Stick Season
This time of year, the leaves,
except for one or two stalwart holdouts, have fallen.
You can see far into the woods,
far enough to see the ghost factories
that populate so much of New England:
Fallen roofs and broken glass
and trees growing through doorways.
In a way, it is your favorite time of year,
a season of exploring the abandoned
and almost forbidden, a season to capture
the lost, if only for the flicker of a camera
and a few moments of chills down your back.
A season of comraderie with the dead.
You wander the remains, breathing in the ghosts,
adding them to your own. the collection of the lost
things that populate your soul,
Once, you can remember the time.
You were about nine and afraid of ghosts.
Haunted houses were real and the spirits
were dangerous. You would cry out in the night
as they infected your dreams, more real than real.

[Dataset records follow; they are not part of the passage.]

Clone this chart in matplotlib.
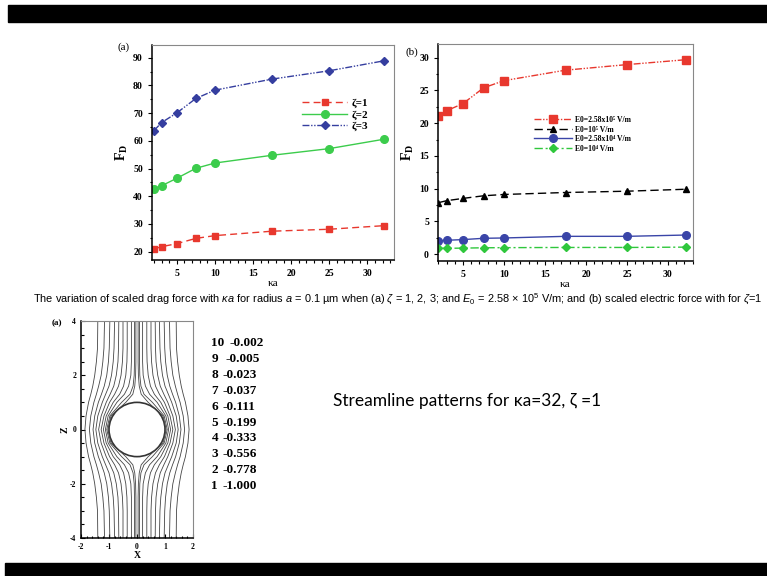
import matplotlib
matplotlib.use("Agg")
import matplotlib.pyplot as plt
import matplotlib.patches as mpatches
from matplotlib.ticker import MultipleLocator
import numpy as np

# ---- data ----
ka = [2, 3, 5, 7.5, 10, 17.5, 25, 32.2]

# (a) scaled drag force
fd_z1 = [21.0, 21.8, 22.9, 24.8, 25.8, 27.4, 28.1, 29.4]
fd_z2 = [42.6, 43.8, 46.5, 50.1, 52.0, 54.8, 57.2, 60.6]
fd_z3 = [63.7, 66.6, 70.1, 75.3, 78.3, 82.3, 85.3, 88.9]
labels_a = ["ζ=1", "ζ=2", "ζ=3"]

# (b) scaled electric force
fe_258e5 = [21.05, 21.9, 23.0, 25.4, 26.5, 28.1, 28.95, 29.7]
fe_1e5 = [7.85, 8.15, 8.5, 8.9, 9.1, 9.4, 9.6, 9.9]
fe_258e4 = [2.05, 2.1, 2.2, 2.4, 2.45, 2.7, 2.7, 2.9]
fe_1e4 = [0.87, 0.87, 0.9, 0.95, 0.97, 1.0, 1.0, 1.05]
labels_b = ["E0=2.58x10⁵ V/m", "E0=10⁵ V/m", "E0=2.58x10⁴ V/m", "E0=10⁴ V/m"]

# streamlines (right half, upper half; mirrored in x and z)
stream_z = [0, 0.5, 1.0, 1.3, 1.6, 2.0, 2.5, 3.0, 4.0]
stream_x = [
    [1.04, 0.93, 0.40, 0.15, 0.08, 0.05, 0.04, 0.04, 0.04],
    [1.08, 0.97, 0.55, 0.25, 0.14, 0.10, 0.09, 0.09, 0.09],
    [1.13, 1.03, 0.72, 0.45, 0.30, 0.22, 0.20, 0.20, 0.20],
    [1.20, 1.10, 0.85, 0.62, 0.48, 0.40, 0.36, 0.35, 0.35],
    [1.28, 1.18, 0.98, 0.80, 0.66, 0.57, 0.52, 0.50, 0.50],
    [1.37, 1.28, 1.10, 0.96, 0.83, 0.74, 0.68, 0.66, 0.65],
    [1.47, 1.40, 1.24, 1.12, 1.00, 0.91, 0.85, 0.82, 0.80],
    [1.57, 1.51, 1.38, 1.27, 1.17, 1.08, 1.02, 0.99, 0.97],
    [1.70, 1.65, 1.54, 1.45, 1.37, 1.28, 1.22, 1.18, 1.16],
    [1.86, 1.82, 1.73, 1.65, 1.58, 1.51, 1.45, 1.41, 1.40],
]
sphere_r = 1.0
level_ids = ["10", "9", "8", "7", "6", "5", "4", "3", "2", "1"]
level_vals = ["-0.002", "-0.005", "-0.023", "-0.037", "-0.111",
              "-0.199", "-0.333", "-0.556", "-0.778", "-1.000"]

caption = ("The variation of scaled drag force with $\\kappa a$ for radius $a$ = 0.1 µm "
           "when (a) $\\zeta$ = 1, 2, 3; and $E_0$ = 2.58 × 10$^5$ V/m; "
           "and (b) scaled electric force with for $\\zeta$=1")
slide_note = "Streamline patterns for κa=32, ζ =1"

# ---- fonts ----
cap_font = "Liberation Sans"
plt.rcParams["axes.unicode_minus"] = False
plt.rcParams["mathtext.fontset"] = "custom"
plt.rcParams["mathtext.rm"] = cap_font
plt.rcParams["mathtext.it"] = cap_font + ":italic"
plt.rcParams["mathtext.bf"] = "Liberation Serif:bold"
serif = ["Liberation Serif", "DejaVu Serif"]

fig = plt.figure(figsize=(7.67, 5.76), dpi=100)
W, H = 767.0, 576.0


def px_axes(l, t, r, b):
    return fig.add_axes([l / W, 1 - b / H, (r - l) / W, (b - t) / H])


def style_axes(ax, fs=7):
    for s in ["left", "bottom"]:
        ax.spines[s].set_linewidth(1.1)
    for s in ["top", "right"]:
        ax.spines[s].set_color("#888888")
        ax.spines[s].set_linewidth(0.8)
    ax.tick_params(which="both", direction="out", top=False, right=False,
                   labelsize=fs, width=0.8)
    ax.tick_params(which="major", length=3)
    ax.tick_params(which="minor", length=1.8)
    for lab in ax.get_xticklabels() + ax.get_yticklabels():
        lab.set_family(serif)
        lab.set_weight("bold")


# black slide bars
fig.patches.append(mpatches.Rectangle((8 / W, 1 - 22 / H), 1, 17 / H,
                                      transform=fig.transFigure, color="black"))
fig.patches.append(mpatches.Rectangle((5 / W, 0), 1, 13 / H,
                                      transform=fig.transFigure, color="black"))

# ---- (a) ----
ax = px_axes(152, 45, 394, 260)
ax.plot(ka, fd_z1, color="#e8382e", ls=(0, (5, 3)), lw=1, marker="s", ms=5, label=labels_a[0])
ax.plot(ka, fd_z2, color="#3ccc4c", ls="-", lw=1, marker="o", ms=5.5, label=labels_a[1])
ax.plot(ka, fd_z3, color="#353e9f", ls=(0, (5, 1.2, 1, 1.2, 1, 1.2)), lw=1, marker="D",
        ms=4.5, label=labels_a[2])
ax.set_xlim(1.74, 33.5)
ax.set_ylim(17, 94.6)
ax.xaxis.set_major_locator(MultipleLocator(5))
ax.xaxis.set_minor_locator(MultipleLocator(1))
ax.yaxis.set_major_locator(MultipleLocator(10))
ax.yaxis.set_minor_locator(MultipleLocator(5))
style_axes(ax)
ax.set_xlabel("κa", family=serif, fontsize=8, labelpad=1)
ax.set_ylabel(r"$\mathbf{F}_\mathbf{D}$", fontsize=10, labelpad=2)
ax.legend(loc="upper left", bbox_to_anchor=(0.58, 0.8), frameon=False,
          prop={"family": serif, "weight": "bold", "size": 8}, handlelength=4,
          labelspacing=0.15, handletextpad=0.4)
fig.text(118 / W, 1 - 47 / H, "(a)", family=serif, fontsize=8, va="center")

# ---- (b) ----
bx = px_axes(438, 44, 693, 261)
bx.plot(ka, fe_258e5, color="#e8382e", ls=(0, (5, 1.2, 1, 1.2, 1, 1.2)), lw=1, marker="s",
        ms=5.5, label=labels_b[0])
bx.plot(ka, fe_1e5, color="black", ls=(0, (6, 3)), lw=1, marker="^", ms=5, label=labels_b[1])
bx.plot(ka, fe_258e4, color="#3a45a8", ls="-", lw=1, marker="o", ms=5.5, label=labels_b[2])
bx.plot(ka, fe_1e4, color="#2fc73c", ls=(0, (6, 2, 1.5, 2)), lw=1, marker="D", ms=4,
        label=labels_b[3])
bx.set_xlim(1.94, 33.06)
bx.set_ylim(-1.07, 32.1)
bx.xaxis.set_major_locator(MultipleLocator(5))
bx.xaxis.set_minor_locator(MultipleLocator(1))
bx.yaxis.set_major_locator(MultipleLocator(5))
bx.yaxis.set_minor_locator(MultipleLocator(2.5))
style_axes(bx)
bx.set_xlabel("κa", family=serif, fontsize=8, labelpad=1)
bx.set_ylabel(r"$\mathbf{F}_\mathbf{D}$", fontsize=10, labelpad=2)
bx.legend(loc="upper left", bbox_to_anchor=(0.35, 0.7), frameon=False,
          prop={"family": serif, "weight": "bold", "size": 5.5}, handlelength=5,
          labelspacing=0.2, handletextpad=0.4)
fig.text(405 / W, 1 - 52 / H, "(b)", family=serif, fontsize=8, va="center")

# ---- caption ----
fig.text(33 / W, 1 - 299 / H, caption, family=cap_font, fontsize=7.9, va="center")

# ---- streamline panel ----
sx = px_axes(81, 321, 193, 538)
zu = np.array(stream_z)
for row in stream_x:
    xr = np.array(row)
    zz = np.concatenate([-zu[::-1], zu[1:]])
    xx = np.concatenate([xr[::-1], xr[1:]])
    sx.plot(xx, zz, color="#444444", lw=0.6)
    sx.plot(-xx, zz, color="#444444", lw=0.6)
sx.add_patch(mpatches.Circle((0, 0), sphere_r, fill=False, ec="#333333", lw=1.2))
sx.set_xlim(-2, 2)
sx.set_ylim(-4, 4)
sx.xaxis.set_major_locator(MultipleLocator(1))
sx.xaxis.set_minor_locator(MultipleLocator(0.2))
sx.yaxis.set_major_locator(MultipleLocator(2))
sx.yaxis.set_minor_locator(MultipleLocator(0.5))
style_axes(sx, fs=5.5)
sx.tick_params(which="both", direction="in")
sx.set_xlabel("X", family=serif, fontsize=7, weight="bold", labelpad=0)
sx.set_ylabel("Z", family=serif, fontsize=7, weight="bold", labelpad=0)
fig.text(52 / W, 1 - 323 / H, "(a)", family=serif, fontsize=6.5, weight="bold", va="center")

# contour level list, clipped at the slide edge
lx = px_axes(205, 330, 262.5, 500)
lx.set_axis_off()
lx.set_xlim(205, 262.5)
lx.set_ylim(500, 330)
for i, (lid, lv) in enumerate(zip(level_ids, level_vals)):
    y = 343 + i * 15.9
    vx = 230 if lid == "10" else (226 if lid == "9" else 223)
    lx.text(211.5, y, lid, family=serif, weight="bold", fontsize=9.5, va="center", clip_on=True)
    lx.text(vx, y, lv, family=serif, weight="bold", fontsize=9.5, va="center", clip_on=True)

fig.text(333 / W, 1 - 401 / H, slide_note, family=["Lato", "DejaVu Sans"], fontsize=12.5,
         va="center")

fig.savefig("out.png", dpi=100, facecolor="white")
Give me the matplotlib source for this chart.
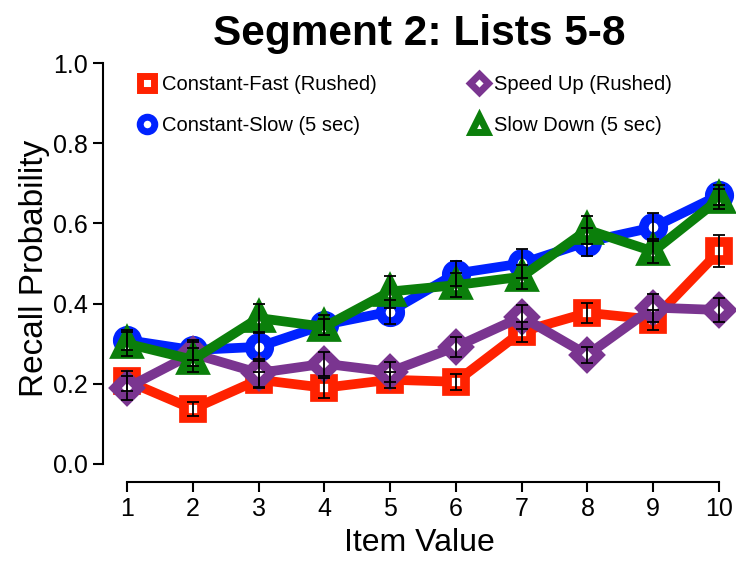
import matplotlib.pyplot as plt
from matplotlib.lines import Line2D

plt.rcParams['font.family'] = ['Liberation Sans', 'DejaVu Sans']

items = [1, 2, 3, 4, 5, 6, 7, 8, 9, 10]

const_fast = [0.207, 0.137, 0.21, 0.19, 0.21, 0.205, 0.33, 0.377, 0.36, 0.53]
const_fast_err = [0.025, 0.017, 0.02, 0.025, 0.02, 0.02, 0.025, 0.025, 0.025, 0.04]

const_slow = [0.309, 0.284, 0.292, 0.347, 0.38, 0.475, 0.50, 0.554, 0.59, 0.67]
const_slow_err = [0.025, 0.025, 0.035, 0.025, 0.03, 0.03, 0.035, 0.035, 0.035, 0.025]

speed_up = [0.19, 0.275, 0.227, 0.25, 0.23, 0.292, 0.367, 0.272, 0.39, 0.384]
speed_up_err = [0.03, 0.03, 0.035, 0.03, 0.025, 0.025, 0.03, 0.02, 0.035, 0.03]

slow_down = [0.30, 0.26, 0.364, 0.342, 0.43, 0.446, 0.467, 0.584, 0.53, 0.66]
slow_down_err = [0.03, 0.03, 0.035, 0.02, 0.04, 0.03, 0.03, 0.035, 0.03, 0.025]

series = [
    ('Constant-Fast (Rushed)', const_fast, const_fast_err, '#ff2200', 's', 13),
    ('Constant-Slow (5 sec)', const_slow, const_slow_err, '#0022ff', 'o', 14),
    ('Speed Up (Rushed)', speed_up, speed_up_err, '#7a3590', 'D', 12),
    ('Slow Down (5 sec)', slow_down, slow_down_err, '#0b7f0b', '^', 15),
]

fig = plt.figure(figsize=(7.36, 5.63), dpi=100)
ax = fig.add_axes([0.140, 0.1439, 0.860, 0.7584])

handles = {}
for name, vals, err, color, marker, ms in series:
    ax.plot(items, vals, color=color, lw=7, marker=marker, ms=ms,
            mfc='white', mec=color, mew=7, clip_on=False, zorder=2)
    handles[name] = Line2D([], [], ls='none', marker=marker, ms=ms * 0.75,
                           mfc='white', mec=color, mew=5)

for name, vals, err, color, marker, ms in series:
    ax.errorbar(items, vals, yerr=err, fmt='none', ecolor='black',
                elinewidth=1.3, capsize=4.3, capthick=1.3, zorder=5,
                clip_on=False)

ax.set_xlim(0.635, 10.26)
ax.set_ylim(-0.045, 1.02)
ax.set_xticks(items)
ax.set_yticks([0.0, 0.2, 0.4, 0.6, 0.8, 1.0])
ax.set_yticklabels(['0.0', '0.2', '0.4', '0.6', '0.8', '1.0'])
ax.spines['top'].set_visible(False)
ax.spines['right'].set_visible(False)
ax.spines['left'].set_bounds(0, 1)
ax.spines['bottom'].set_bounds(1, 10)
for s in ['left', 'bottom']:
    ax.spines[s].set_linewidth(1.5)
ax.tick_params(direction='out', length=7, width=1.5, labelsize=18, pad=4)

ax.set_xlabel('Item Value', fontsize=23, labelpad=5)
ax.set_ylabel('Recall Probability', fontsize=24, labelpad=2)
ax.set_title('Segment 2: Lists 5-8', fontsize=30.5, fontweight='bold', pad=7)

order = ['Constant-Fast (Rushed)', 'Constant-Slow (5 sec)',
         'Speed Up (Rushed)', 'Slow Down (5 sec)']
ax.legend([handles[k] for k in order], order, ncol=2, frameon=False,
          loc='upper left', bbox_to_anchor=(0.027, 0.995), fontsize=14.5,
          handlelength=0.9, handletextpad=0.3, labelspacing=1.1,
          columnspacing=4.6)

plt.savefig('out.png', dpi=100)
plt.close()
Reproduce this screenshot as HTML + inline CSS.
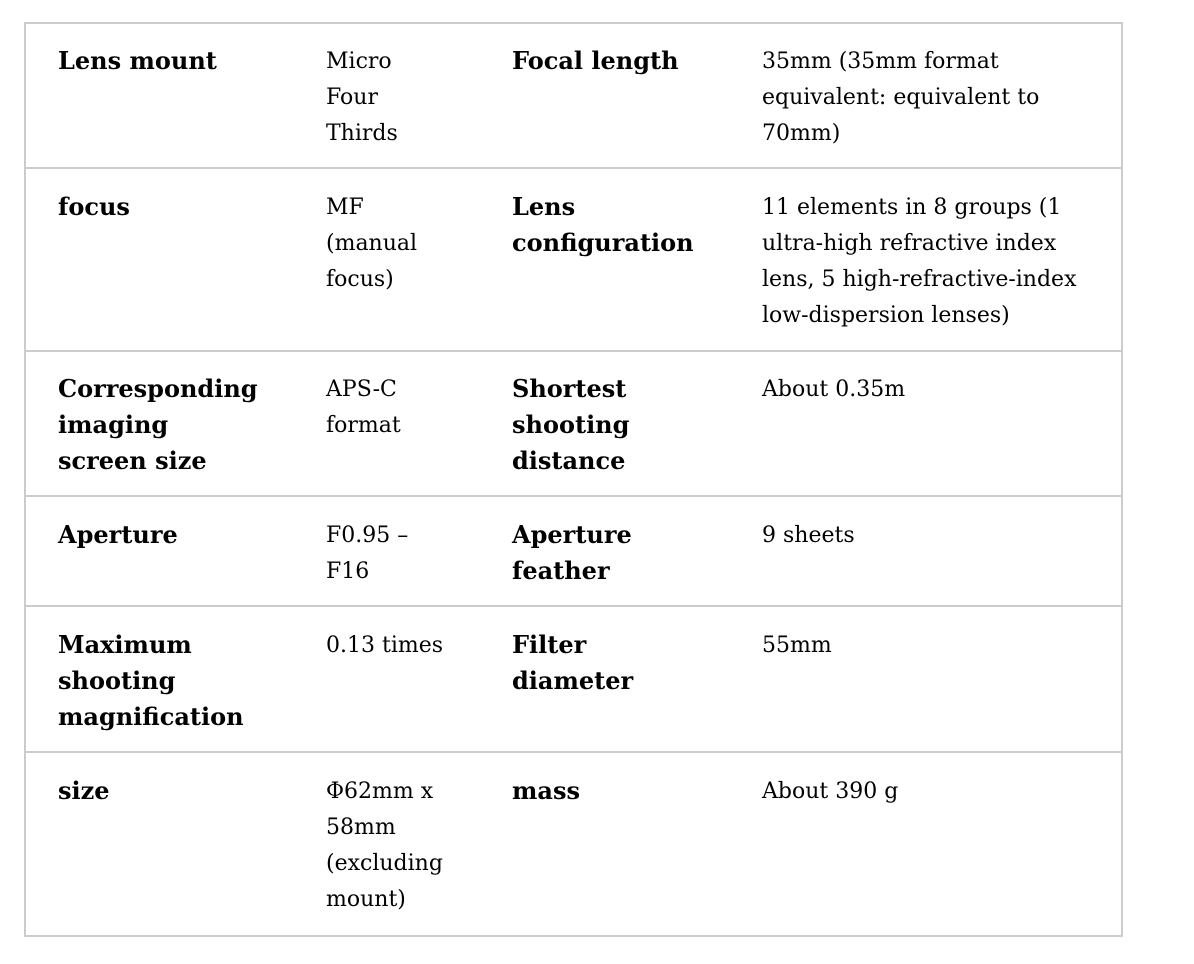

Do not ask me what changed. Do not ask when
ghosts became your friends. How you learned to
dance and laugh with them, and tell their stories,
like a lover’s secret. Do not ask me
when at least part of you became them,
and you learned to sing their songs
as your own here in stick season
where the dead limbs of almost winter
allow us to see a bit deeper
into the forest.
About this poem
Here in New England, we call the part of fall when the leaves have fallen but the snow has not, stick season. It’s one of my favorites, being able to see into the woods, all the things hidden by summer.